El covid ha perjudicado hasta a los mafiosos. Ya no hay secuestros, ni homicidios como los de antaño. Es difícil delinquir con todo el mundo en casa y si quitamos los robos a tiendas cerradas y pisos vacíos, la cosa está tan demodé como el drama de la Pantoja. No crean que me burlo, ya saben que esta época para mí es mala, así que intento gluglutear como el pavo y algunos creen que río, pero en realidad temo.
Qué soberana envidia a aquellos que cierran ojos y abren bocas para que les dé el viento, aligerando espíritus que nacieron para llevar huesos y músculos y paciencia ajena. Están las fiestas ilegales llenas de ellos… los paseantes sin mascarilla, los maltratadores de perros, los que buscan cama ajena cuando los esperan en la propia y los muchos que no consideran a los desfavorecidos seres humanos exactamente iguales.
No me gustan estas fechas, no me gusta la purpurina, ni la bebida, ni las comidas encerrados con gente que lo mismo te cae extremadamente mal. No me gusta la falsedad, ni los cantos santificados, ni los manteles reglados, ni la Paz por la paz. Sí me gusta la amistad sin fechas ni compromisos, la risa de los niños y el vuelo libre de los pájaros. La territorialidad gubernativamente impuesta nos ha encerrado en nuestras raíces, en nuestras cuatro paredes, en nuestra propia mediocridad, aligerándonos el peso los balcones , las terrazas, deseando cosas tan veniales como ir al centro comercial a tomarnos una birra con quien nos dé la gana.
Los memes se han politizado, los políticos trinan en una secuencia que siempre se repite porque los grandes pensadores murieron cuando nacieron la redes sociales y esta generación tan nueva no sabe buscar en google ni el verbo amar , ni sus derivadas conjugaciones. Hay mucho por descubrir y no todo está ahí fuera, pero nos agobiamos con el encierro impuesto, con las limitaciones, nunca con nuestros propios errores , ni con lo poco que hacemos para cambiarlos.
No hay mejor homicida que este virus que salva lo peor de nosotros mismos… el oscurantismo, el miedo y la Soledad; Que nos deja ver nuestras entrañas a través de plásticos transparentes donde se masacran a sanitarios hastiados y mal pagados, a educadores pendientes del hilo de la saturación y hartazgo y a todos los demás que nos balanceamos en la cuerda floja pensando cuándo vamos a caer en el vacío de no saber qué tan jodido lo tenemos en la ruleta rusa del covid.

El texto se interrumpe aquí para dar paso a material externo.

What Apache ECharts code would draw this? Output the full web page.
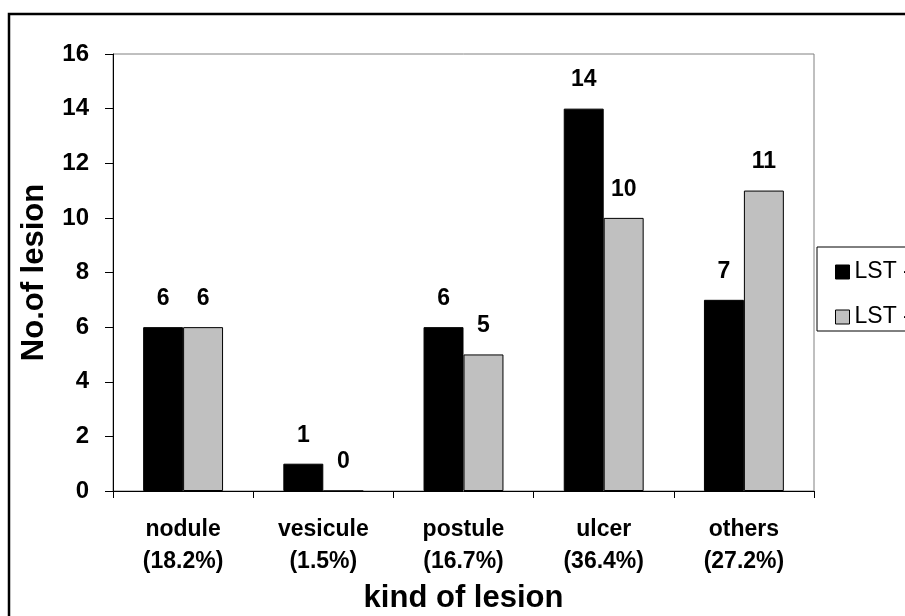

Todo nos lo ha robado como un tsumani oriental de proporciones gozzilicas que ha venido para quedarse y hacer ricos a los fabricantes de vacunas que perfeccionarán las que ahora nos pongamos los conejillos de indias que tenemos miedo bestial a morirnos como canarios en mina de carbón. No somos los mejores, ni los más ancianos. No somos elegidos para nada, más que para hincar pico y pala y rechistar pero flojito, sin que moleste a nadie. Somos portadores de la rutina, sin el genio de Maradona, ni su meteórica existencia. Nadie peleará por nosotros para acarrear nuestro féretro, ni nos llorará sin habernos abrazado jamás. Nada volverá a ser igual. Solo que aún no nos hemos dado cuenta. De que somos canarios en una jaula trabajando en una mina de carbón.
Ya no hay secuestros, ni homicidios en la proporciones de antes. Ya los posibles secuestrados ahuecan el ala en sus áticos de vistas maravillosas, mientras los homicidiables pasan de los asesinos en potencia porque no hay mayor dictador, ni asesino, ni secuestrador que el puñetero covid que discrimina por genética, edad y cronicidades; que nos aísla en nuestra propia casa temiéndonos unos a otros como si fuéramos apestados. Hemos retrocedido a la Edad Media en cero-coma en plena era digital, inmersos en la globalización y la información que no frena olas, ni contagios.